After having ingested copious quantities of beer the night before, the record reviewer decides to try to cure his hangover with a walk through the countryside. He moans and grieves, complaining about his situation as a sub-par rock critic, wishing he could receive decent albums to review like his boss -who happens to be a girl.

After having thrown up twice, he decides to rest beneath the oak tree he used to play under as a child with the faceless, nameless kids everyone played with at some point. And then he falls asleep out of pure exhaustion mixed with a persistent high.

He hears seagulls, soft guitars and a woman singing with an ageless voice. There are handclaps made by little furry things laughing in the grass. The record reviewer says to himself "they're half human, half animal and they're really small." They all start to dance around him and eventually call a flock of birds to lift him up onto the top of tree and it seems like there is nothing in the world he can't see.

When he opens his eyes it takes him a moment to realize where he is. He's at his boss's place and she's sitting at the computer writing a review.

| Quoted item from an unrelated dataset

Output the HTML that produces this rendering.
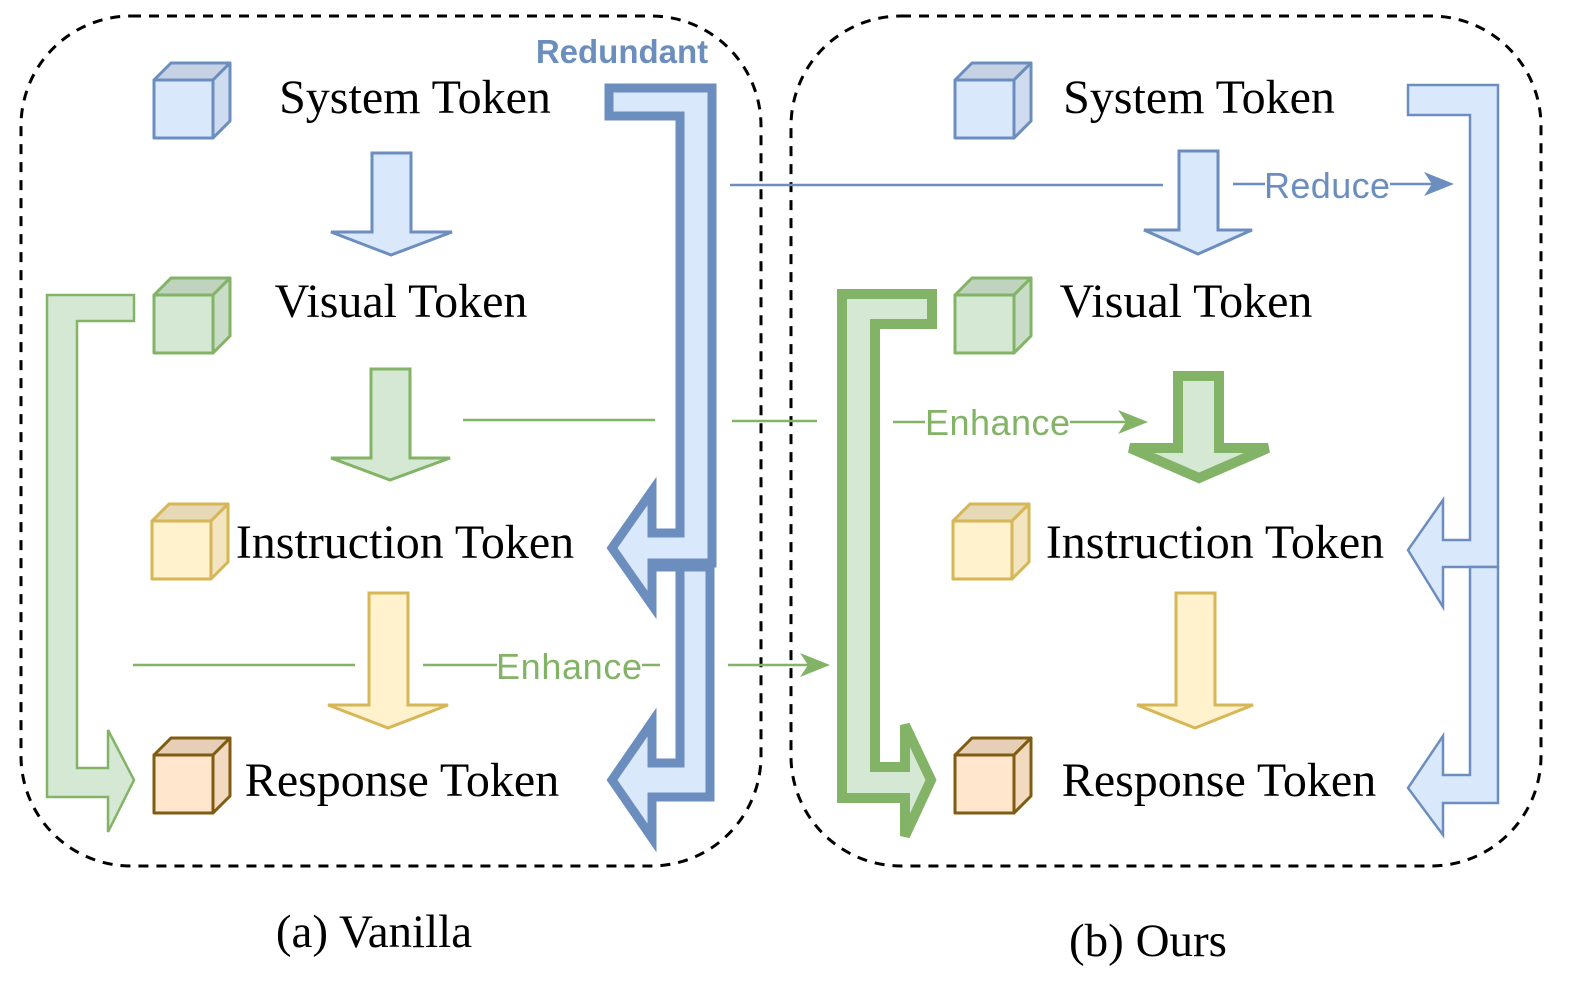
<!DOCTYPE html>
<html><head><meta charset="utf-8"><style>
html,body{margin:0;padding:0;background:#fff;}
svg{display:block;}
.t{font-family:"Liberation Serif",serif;font-size:48px;fill:#000;}
.s{font-family:"Liberation Sans",sans-serif;font-size:36px;}
</style></head><body>
<svg width="1577" height="994" viewBox="0 0 1577 994" xmlns="http://www.w3.org/2000/svg">
<rect x="21" y="16" width="740" height="850" rx="110" fill="none" stroke="#000" stroke-width="3" stroke-dasharray="10,8"/>
<rect x="791" y="16" width="750" height="850" rx="110" fill="none" stroke="#000" stroke-width="3" stroke-dasharray="10,8"/>

<g stroke-width="3" stroke-linejoin="round">
<g fill="#dae8fc" stroke="#6c8ebf">
<path d="M154,80 L171,63 L230,63 L213,80 Z" fill="#c6d2e4"/><path d="M213,80 L230,63 L230,121 L213,138 Z" fill="#cfdcef"/><rect x="154" y="80" width="59" height="58"/>
<path d="M955,80 L972,63 L1031,63 L1014,80 Z" fill="#c6d2e4"/><path d="M1014,80 L1031,63 L1031,121 L1014,138 Z" fill="#cfdcef"/><rect x="955" y="80" width="59" height="58"/>
</g>
<g fill="#d5e8d4" stroke="#82b366">
<path d="M154,295 L171,278 L230,278 L213,295 Z" fill="#bfd3be"/><path d="M213,295 L230,278 L230,336 L213,353 Z" fill="#c9dcc8"/><rect x="154" y="295" width="59" height="58"/>
<path d="M955,295 L972,278 L1031,278 L1014,295 Z" fill="#bfd3be"/><path d="M1014,295 L1031,278 L1031,336 L1014,353 Z" fill="#c9dcc8"/><rect x="955" y="295" width="59" height="58"/>
</g>
<g fill="#fff2cc" stroke="#d6b656">
<path d="M152,521 L169,504 L228,504 L211,521 Z" fill="#e6d9b6"/><path d="M211,521 L228,504 L228,562 L211,579 Z" fill="#f2e5c0"/><rect x="152" y="521" width="59" height="58"/>
<path d="M953,521 L970,504 L1029,504 L1012,521 Z" fill="#e6d9b6"/><path d="M1012,521 L1029,504 L1029,562 L1012,579 Z" fill="#f2e5c0"/><rect x="953" y="521" width="59" height="58"/>
</g>
<g fill="#ffe6cc" stroke="#7f5c12">
<path d="M154,755 L171,738 L230,738 L213,755 Z" fill="#e6cfb6"/><path d="M213,755 L230,738 L230,796 L213,813 Z" fill="#f2dac0"/><rect x="154" y="755" width="59" height="58"/>
<path d="M955,755 L972,738 L1031,738 L1014,755 Z" fill="#e6cfb6"/><path d="M1014,755 L1031,738 L1031,796 L1014,813 Z" fill="#f2dac0"/><rect x="955" y="755" width="59" height="58"/>
</g>
</g>

<text class="t" x="415" y="113" text-anchor="middle">System Token</text>
<text class="t" x="401" y="317" text-anchor="middle">Visual Token</text>
<text class="t" x="405" y="558" text-anchor="middle">Instruction Token</text>
<text class="t" x="402" y="796" text-anchor="middle">Response Token</text>
<text class="t" x="1199" y="113" text-anchor="middle">System Token</text>
<text class="t" x="1186" y="317" text-anchor="middle">Visual Token</text>
<text class="t" x="1215" y="558" text-anchor="middle">Instruction Token</text>
<text class="t" x="1219" y="796" text-anchor="middle">Response Token</text>
<text x="374" y="947" text-anchor="middle" style="font-family:'Liberation Serif',serif;font-size:47px">(a) Vanilla</text>
<text x="1148" y="956" text-anchor="middle" style="font-family:'Liberation Serif',serif;font-size:47px">(b) Ours</text>

<g stroke-width="3" stroke-linejoin="miter">
<path d="M372,153 L411,153 L411,232 L452,232 L391,255 L331,232 L372,232 Z" fill="#dae8fc" stroke="#6c8ebf"/>
<path d="M371,369 L410,369 L410,458 L450,458 L390,480 L331,458 L371,458 Z" fill="#d5e8d4" stroke="#82b366"/>
<path d="M369,593 L408,593 L408,705 L448,705 L388,728 L328,705 L369,705 Z" fill="#fff2cc" stroke="#d6b656"/>
<path d="M1179,151 L1218,151 L1218,230 L1252,230 L1198,254 L1144,230 L1179,230 Z" fill="#dae8fc" stroke="#6c8ebf"/>
<path d="M1176,593 L1215,593 L1215,705 L1253,705 L1195,728 L1137,705 L1176,705 Z" fill="#fff2cc" stroke="#d6b656"/>
<path d="M1178,376 L1219,376 L1219,448 L1268,448 L1199,478 L1130,448 L1178,448 Z" fill="#d5e8d4" stroke="#82b366" stroke-width="10"/>
</g>

<g stroke-linejoin="miter">
<path d="M609,88 L712,88 L712,563 L652,563 L652,605 L612,548 L652,491 L652,533 L680,533 L680,116 L609,116 Z" fill="#dae8fc" stroke="#6c8ebf" stroke-width="9"/>
<path d="M652,567 L710,567 L710,797 L652,797 L652,838 L612,780 L652,722 L652,763 L680,763 L680,567" fill="#dae8fc" stroke="#6c8ebf" stroke-width="9"/>
<path d="M1408,85 L1498,85 L1498,567 L1443,567 L1443,607 L1408,550 L1443,500 L1443,540 L1470,540 L1470,115 L1408,115 Z" fill="#dae8fc" stroke="#6c8ebf" stroke-width="2.5"/>
<path d="M1470,567 L1498,567 L1498,803 L1443,803 L1443,835 L1408,788 L1443,736 L1443,775 L1470,775 Z" fill="#dae8fc" stroke="#6c8ebf" stroke-width="2.5"/>
<path d="M134,295 L47,295 L47,797 L108,797 L108,832 L134,780 L108,730 L108,768 L77,768 L77,321 L134,321 Z" fill="#d5e8d4" stroke="#82b366" stroke-width="2.5"/>
<path d="M932,294 L842,294 L842,798 L905,798 L905,836 L931,780 L905,725 L905,767 L875,767 L875,324 L932,324 Z" fill="#d5e8d4" stroke="#82b366" stroke-width="10"/>
</g>

<g stroke-width="2.5" fill="none">
<line x1="730" y1="185" x2="1163" y2="185" stroke="#6c8ebf"/>
<line x1="1233" y1="184" x2="1265" y2="184" stroke="#6c8ebf"/>
<line x1="1390" y1="184" x2="1435" y2="184" stroke="#6c8ebf"/>
<line x1="463" y1="420" x2="655" y2="420" stroke="#82b366"/>
<line x1="732" y1="421" x2="817" y2="421" stroke="#82b366"/>
<line x1="893" y1="422" x2="925" y2="422" stroke="#82b366"/>
<line x1="1070" y1="422" x2="1130" y2="422" stroke="#82b366"/>
<line x1="133" y1="665" x2="355" y2="665" stroke="#82b366"/>
<line x1="423" y1="665" x2="497" y2="665" stroke="#82b366"/>
<line x1="642" y1="665" x2="660" y2="665" stroke="#82b366"/>
<line x1="728" y1="665" x2="812" y2="665" stroke="#82b366"/>
</g>
<path d="M1454,184 L1424,172 L1432,184 L1424,196 Z" fill="#6c8ebf"/>
<path d="M1148,422 L1118,410 L1126,422 L1118,434 Z" fill="#82b366"/>
<path d="M830,665 L800,653 L808,665 L800,677 Z" fill="#82b366"/>
<text class="s" x="1264" y="198" fill="#6c8ebf" textLength="126">Reduce</text>
<text class="s" x="925" y="435" fill="#82b366" textLength="145">Enhance</text>
<text class="s" x="496" y="679" fill="#82b366" textLength="146">Enhance</text>
<text x="622" y="63" text-anchor="middle" style="font-family:'Liberation Sans',sans-serif;font-size:33px;font-weight:bold" fill="#6c8ebf">Redundant</text>
</svg>
</body></html>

The music sounds familiar, it reminds him of Animal Collective's Sung Tongs except that there's a woman singing and the voice in his head reminds him of how much he would have loved to review Sung Tongs.

Suddenly, out of complete stupidity, he gets up and, with a groan, picks up the vase filled with roses sent earlier by an admirer of her inspiring approach to reviewing. As he lifts it up and starts aiming for the base of her neck she swiftly turns around a kicks him in the chest, propulsing him to the other side of the room. "You're fired," she says, and then decides to keep on reviewing the great record she's received.

Prospect Hummer is an ep filled with songs Animal Collective had saved from the Sung Tongs sessions in order to have forgotten worshipped cult hippie singer Vashti Bunyan sing on them. She sings beautifully on three tracks, the fourth being filled with (wooden) walls of guitars and seagulls and whales singing along. It's been a summer favourite for the past two months, and it sounds even better with an adequate weather. Vashti Bunyan never sounds like your grandma, she still has the perfectly ethereal soft voice you'd expect from a psych-hippie folk singer. These four songs are among Animal Collective's very best, a great companion ep to last year's impressive Sung Tongs. Do yourself a favour and pick up this wonderful ep.